Monday, October 05, 2009

Moodring

Scared of Ferret
Monte & Mae are best known for their work with Rollerball, an outfit that has been bouncing around the underground for nearly a decade and a half. Moodring is where Monte & Mae let their freakier jams reside, which is pretty freaking freaky considering the canon of material produced by the mother ship Rollerball. What started out as a side project for the couple has morphed into a full fledged band. In 2007 Jesse Stevens (OvO & Plants fame) joined the fold; he also acted as recording engineer on this album. Michael Braun Hamilton (Nudge/Momeraths) added some more spice to the secret sauce with his spaced out clarinet-ing & bass burbling. Strabage Hands (a.k.a. Shane “Bunny” De Leon a.k.a. Miss Massive Snowflake) designed the beautiful black & white packaging the CD resides in. Shane was in Rollerball for a good chunk of its existence.

“Scared of Ferret” is an appropriate name for this disc. That animal has always given me the willies. There is something spooky, visceral and feral about Moodring’s music. Moodring creates these great claustrophobic grooves that slither and slide between the cracks in the haunted basement of one’s mind. Mae’s vocal range can go from angelic to demonic (in a good way). Jesse’s drumming give form and forward movement to these spectral druid jams. The drumming allows Monte & Mae to go way out there in their “melting the cheese on the radiator” as Brother JT would say, while Jesse makes sure they keep on trucking. Monte Bass burbles & bleats while Michael adds to space drip-page with his sonic sloshing of his clarinet, much like the role that Shane had when he was in Rollerball.
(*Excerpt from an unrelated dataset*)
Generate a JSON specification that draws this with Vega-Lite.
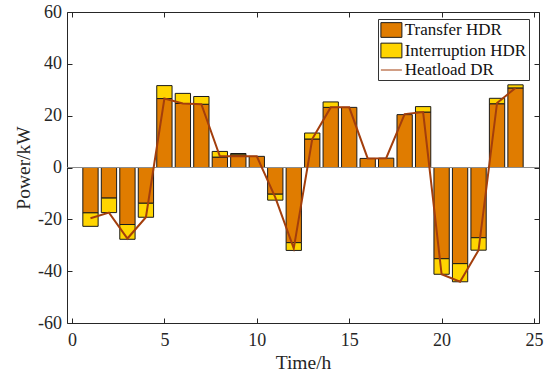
{
  "$schema": "https://vega.github.io/schema/vega-lite/v6.json",
  "autosize": "none",
  "width": 472,
  "height": 311,
  "padding": {"left": 67, "top": 12, "right": 15, "bottom": 51},
  "background": "white",
  "data": {"values": [
    {"hour": 1, "type": "Transfer HDR", "value": -17.5}, {"hour": 1, "type": "Interruption HDR", "value": -5.2}, {"hour": 1, "type": "Heatload DR", "value": -19.6},
    {"hour": 2, "type": "Transfer HDR", "value": -11.8}, {"hour": 2, "type": "Interruption HDR", "value": -5.6}, {"hour": 2, "type": "Heatload DR", "value": -17.4},
    {"hour": 3, "type": "Transfer HDR", "value": -22.0}, {"hour": 3, "type": "Interruption HDR", "value": -5.7}, {"hour": 3, "type": "Heatload DR", "value": -27.4},
    {"hour": 4, "type": "Transfer HDR", "value": -13.8}, {"hour": 4, "type": "Interruption HDR", "value": -5.4}, {"hour": 4, "type": "Heatload DR", "value": -19.2},
    {"hour": 5, "type": "Transfer HDR", "value": 26.6}, {"hour": 5, "type": "Interruption HDR", "value": 5.0}, {"hour": 5, "type": "Heatload DR", "value": 26.6},
    {"hour": 6, "type": "Transfer HDR", "value": 24.7}, {"hour": 6, "type": "Interruption HDR", "value": 3.9}, {"hour": 6, "type": "Heatload DR", "value": 24.7},
    {"hour": 7, "type": "Transfer HDR", "value": 24.4}, {"hour": 7, "type": "Interruption HDR", "value": 3.0}, {"hour": 7, "type": "Heatload DR", "value": 24.4},
    {"hour": 8, "type": "Transfer HDR", "value": 4.0}, {"hour": 8, "type": "Interruption HDR", "value": 2.2}, {"hour": 8, "type": "Heatload DR", "value": 4.3},
    {"hour": 9, "type": "Transfer HDR", "value": 4.9}, {"hour": 9, "type": "Interruption HDR", "value": 0.5}, {"hour": 9, "type": "Heatload DR", "value": 4.3},
    {"hour": 10, "type": "Transfer HDR", "value": 4.3}, {"hour": 10, "type": "Heatload DR", "value": 4.3},
    {"hour": 11, "type": "Transfer HDR", "value": -10.3}, {"hour": 11, "type": "Interruption HDR", "value": -2.3}, {"hour": 11, "type": "Heatload DR", "value": -11.5},
    {"hour": 12, "type": "Transfer HDR", "value": -29.0}, {"hour": 12, "type": "Interruption HDR", "value": -3.0}, {"hour": 12, "type": "Heatload DR", "value": -31.2},
    {"hour": 13, "type": "Transfer HDR", "value": 11.0}, {"hour": 13, "type": "Interruption HDR", "value": 2.3}, {"hour": 13, "type": "Heatload DR", "value": 11.0},
    {"hour": 14, "type": "Transfer HDR", "value": 23.2}, {"hour": 14, "type": "Interruption HDR", "value": 2.1}, {"hour": 14, "type": "Heatload DR", "value": 23.2},
    {"hour": 15, "type": "Transfer HDR", "value": 23.2}, {"hour": 15, "type": "Heatload DR", "value": 23.2},
    {"hour": 16, "type": "Transfer HDR", "value": 3.5}, {"hour": 16, "type": "Heatload DR", "value": 3.5},
    {"hour": 17, "type": "Transfer HDR", "value": 3.6}, {"hour": 17, "type": "Heatload DR", "value": 3.6},
    {"hour": 18, "type": "Transfer HDR", "value": 20.4}, {"hour": 18, "type": "Heatload DR", "value": 20.6},
    {"hour": 19, "type": "Transfer HDR", "value": 21.4}, {"hour": 19, "type": "Interruption HDR", "value": 2.1}, {"hour": 19, "type": "Heatload DR", "value": 21.4},
    {"hour": 20, "type": "Transfer HDR", "value": -35.2}, {"hour": 20, "type": "Interruption HDR", "value": -6.0}, {"hour": 20, "type": "Heatload DR", "value": -41.2},
    {"hour": 21, "type": "Transfer HDR", "value": -37.1}, {"hour": 21, "type": "Interruption HDR", "value": -7.0}, {"hour": 21, "type": "Heatload DR", "value": -44.1},
    {"hour": 22, "type": "Transfer HDR", "value": -27.1}, {"hour": 22, "type": "Interruption HDR", "value": -4.8}, {"hour": 22, "type": "Heatload DR", "value": -31.9},
    {"hour": 23, "type": "Transfer HDR", "value": 24.6}, {"hour": 23, "type": "Interruption HDR", "value": 2.1}, {"hour": 23, "type": "Heatload DR", "value": 24.9},
    {"hour": 24, "type": "Transfer HDR", "value": 30.7}, {"hour": 24, "type": "Interruption HDR", "value": 1.2}, {"hour": 24, "type": "Heatload DR", "value": 30.7}
  ]},
  "resolve": {"axis": {"x": "independent", "y": "independent"}},
  "layer": [
    {
      "transform": [{"filter": "datum.type !== 'Heatload DR'"}],
      "mark": {"type": "bar", "width": 15.3, "stroke": "#1a1a1a", "strokeWidth": 1},
      "encoding": {
        "x": {"field": "hour", "type": "quantitative", "scale": {"domain": [0, 25], "nice": false},
              "axis": {"orient": "bottom", "title": "Time/h", "values": [0, 5, 10, 15, 20, 25], "labelPadding": 13, "titlePadding": 4, "labelFlush": false}},
        "y": {"field": "value", "type": "quantitative", "stack": "zero", "scale": {"domain": [-60, 60], "nice": false},
              "axis": {"orient": "left", "title": "Power/kW", "values": [-60, -40, -20, 0, 20, 40, 60], "labelPadding": 10.5, "titlePadding": 4, "labelFlush": false}},
        "fill": {"field": "type", "type": "nominal",
                 "scale": {"domain": ["Transfer HDR", "Interruption HDR", "Heatload DR"], "range": ["#E07C00", "#FFD500", "transparent"]},
                 "legend": {"orient": "none", "legendX": 311, "legendY": 7, "title": null,
                            "strokeColor": "#333333", "fillColor": "white", "padding": 2,
                            "labelFont": "Liberation Serif", "labelFontSize": 17, "labelColor": "#111111",
                            "symbolOffset": 2.4, "labelOffset": 4.3, "rowPadding": 0.5, "symbolSize": 289, "symbolOpacity": 1}},
        "order": {"field": "type", "sort": "descending"}
      }
    },
    {
      "data": {"values": [{}]},
      "mark": {"type": "rule", "color": "#8c8c8c", "strokeWidth": 1},
      "encoding": {"y": {"datum": 0, "type": "quantitative", "axis": null}}
    },
    {
      "transform": [{"filter": "datum.type === 'Heatload DR'"}],
      "mark": {"type": "line", "strokeWidth": 2, "color": "#A33E0C"},
      "encoding": {
        "x": {"field": "hour", "type": "quantitative",
              "axis": {"orient": "top", "title": null, "labels": false, "values": [0, 5, 10, 15, 20, 25]}},
        "y": {"field": "value", "type": "quantitative",
              "axis": {"orient": "right", "title": null, "labels": false, "values": [-60, -40, -20, 0, 20, 40, 60]}}
      }
    },
    {
      "mark": {"type": "point", "opacity": 0, "filled": true},
      "encoding": {
        "x": {"field": "hour", "type": "quantitative", "axis": null},
        "y": {"field": "value", "type": "quantitative", "axis": null, "stack": null},
        "fill": {"field": "type", "type": "nominal",
                 "legend": {"orient": "none", "legendX": 311, "legendY": 7, "title": null,
                            "strokeColor": "#333333", "fillColor": "white", "padding": 2,
                            "labelFont": "Liberation Serif", "labelFontSize": 17, "labelColor": "#111111",
                            "symbolOffset": 2.4, "labelOffset": 4.3, "rowPadding": 0.5, "symbolSize": 289, "symbolOpacity": 1}},
        "stroke": {"field": "type", "type": "nominal",
                   "scale": {"domain": ["Transfer HDR", "Interruption HDR", "Heatload DR"], "range": ["#1a1a1a", "#1a1a1a", "#A33E0C"]},
                   "legend": {"orient": "none", "legendX": 311, "legendY": 7, "title": null}},
        "shape": {"field": "type", "type": "nominal",
                  "scale": {"domain": ["Transfer HDR", "Interruption HDR", "Heatload DR"], "range": ["M-1.235,-0.865H1.235V0.865H-1.235Z", "M-1.235,-0.865H1.235V0.865H-1.235Z", "M-1.235,0H1.235"]},
                  "legend": {"orient": "none", "legendX": 311, "legendY": 7, "title": null}},
        "strokeWidth": {"field": "type", "type": "nominal",
                  "scale": {"domain": ["Transfer HDR", "Interruption HDR", "Heatload DR"], "range": [1, 1, 2]},
                  "legend": {"orient": "none", "legendX": 311, "legendY": 7, "title": null}}
      }
    }
  ],
  "config": {
    "font": "Liberation Serif",
    "view": {"stroke": null},
    "axis": {
      "grid": false, "tickSize": -5, "domainColor": "#262626", "tickColor": "#262626",
      "labelExpr": "datum.value + ''",
      "labelFont": "Liberation Serif", "labelFontSize": 18, "labelColor": "#262626",
      "titleFont": "Liberation Serif", "titleFontSize": 19.5, "titleFontWeight": "normal", "titleColor": "#262626"
    }
  }
}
“Pole Cat Intro” features some ghostly mumblings, keyboard blubbering, percussion clattering and spaced-out flute before seamlessly transitioning to “Rintin Fire.” The basketball percussion, washes of static and Mae’s disembodied vocals creep along the ground like a thick fog on some forsaken wasteland. #9 sounds like it could be a Rollerball outtake, with the gypsy accordion & Mae’s gorgeously delayed vocals. The clarinet gives an eerie eastern European feel to the song. “Shaker Tab” features the sound of a toy keyboard dying with a propulsive house beat; the discordant elements somehow meld into a slightly insane driving, maddening, yet pleasing mix. “The Weasel” is a kraut-rocking jam that features Monte’s stellar space bass grooves and Mae’s back-masked vocals, which seem to collapse in the black hole created by the heavy grooves. My favorite track on the disc by far is Into the Doom. A simple loop slides on down the path and is joined by clarinet, bass & drums. Mae’s vocal are soon too on the march. Another bird-like theremin sound floats above the mix. The song fades out as the parade finally passes.

This album is a great addition to the Moodring catalog. I think the guest performers add depth, space and movement to their other-worldly jams. The music is dense and complex, chilling yet pleasing. This music is perfect for autumnal nights when you want to get your spook on.